The function could be rewritten like:

template <typename SequencedIndex,typename Compare>
void sequenced_index_merge(SequencedIndex& x,SequencedIndex& y,Compare comp)
{
  typedef typename SequencedIndex::iterator iterator;
  typedef typename SequencedIndex::size_type size_type;
  if(x!=y){
    iterator first0=x.begin(),last0=x.end();
    iterator first1=y.begin(),last1=y.end();
    size_type n = y.size();           // assume O(1) size
    while(first0!=last0&&first1!=last1){
      if(comp(*first1,*first0))
      {
        x.splice(first0,y,first1++);
        --n;
      }
      else ++first0;
    }
    x.splice(last0,y,first1,last1,n);  // using proposed O(1) splice
  }
}
--------------------------------------------
boost/wave/util/cpp_macromap.hpp

	// splice the last token back into the input queue
	typename ContainerT::reverse_iterator rit = pending.rbegin();

		first.get_unput_queue().splice(
			first.get_unput_queue().begin(), pending,
			(++rit).base(), pending.end());

The splice range is known to be of length 1.
--------------------------------------------

If you use std::list at all in your code, I encourage you to edit your standard headers, commenting out list::size, and recompile your code. Closely inspect each use of list::size that the compiler highlights. Would you still use it if list::size is implemented with distance(begin(), end())?

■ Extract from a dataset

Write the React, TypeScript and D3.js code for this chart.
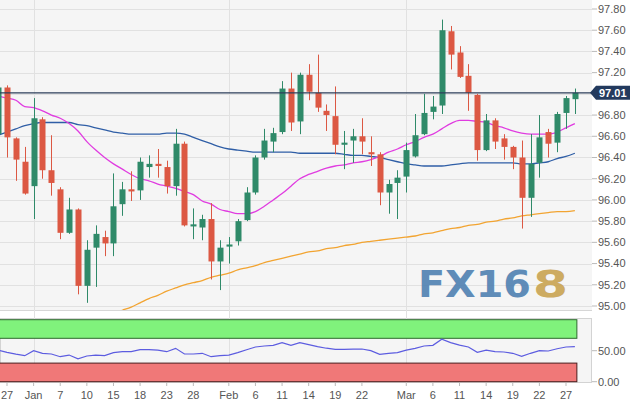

As the standard is written today, none of the containers are required to have an O(1) size(). I believe that this should be corrected in C++0X. If a container has a size() member, it should be required to have O(1) complexity. If a container can not manage this, it should not have a size() member at all. Clients can always compute distance(begin(),end()).

For backwards compatibility reasons, all existing standard containers should have an O(1) size(). New containers which are introduced (slist?) may not have a size() member.

Pro	Con
Faster size()	Slower splice some from other
Faster resize()	One more word of overhead
Faster == and !=
Increased exception safety on op= and assign for some special but common cases.